Untung besar memproduksi rokok ilegal menjadi magnet bagi produsen. Begitu pula bagi distributornya. Meski ratusan juta batang rokok ilegal sudah disita dan pelakunya dibui, itu tidak membuat mereka jera.
Kepala Kantor Pengawasan dan Pelayanan Bea dan Cukai Tipe Madya Cukai Kudus Moch. Arif Setijo Noegroho mengakui rokok ilegal memang tidak habis-habis meskipun diberantas terus-menerus.
Bahkan ketika pemberantasannya dilakukan secara gabungan dengan melibatkan banyak aparat, rokok ilegal tetap bermunculan bak jamur pada musim hujan.
Oleh karena itu, memberantas rokok ilegal bagaikan misi yang mustahil atau mission impossible.

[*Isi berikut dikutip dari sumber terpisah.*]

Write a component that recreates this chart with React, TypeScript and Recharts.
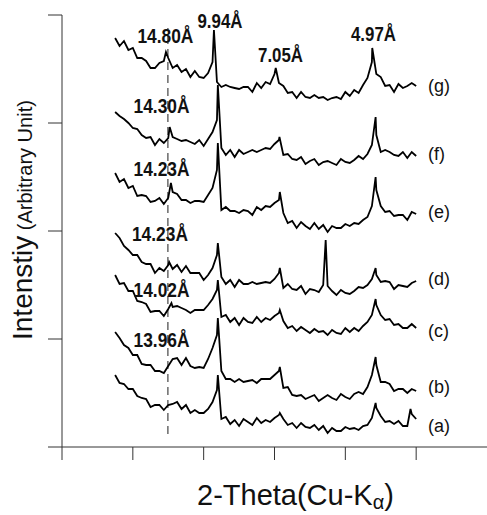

Setiap diungkap, barang buktinya disita, dan pelakunya dipenjarakan, muncul pemain baru yang menggantikan. Ibarat kata, yang patah akan tumbuh dan yang hilang segera berganti.
Secara gamblang, Arif menyebutkan sulitnya memberangus rokok ilegal karena keuntungan yang bisa dipetik para pelaku sangat tinggi, lantaran tarif cukai rokok setiap tahunnya selalu naik.
Walaupun pelakunya ditangkapi terus-menerus, tak lama muncul "pemain" baru karena didorong keuntungan besar. Makin tinggi tarifnya, kian besar keuntungannya, sementara negara dirugikan ratusan miliar rupiah setiap tahun akibat produsen tidak membayar cukai rokok.
Pada tahun 2024 pun ada kenaikan tarif cukai rokok sebesar 10 persen. Ibarat "di mana ada gula, di situ ada semut", meskipun banyak rintangan.
Kenaikan tarif cukai rokok yang hampir setiap tahun terjadi justru menjadi amunisi para produsen rokok ilegal untuk memproduksi dan mengedarkannya dengan berbagai cara. Mengapa? Karena harga rokok legal menjadi kian mahal sehingga pecandu nikotin akan beralih ke rokok yang lebih murah, antara lain rokok ilegal itu.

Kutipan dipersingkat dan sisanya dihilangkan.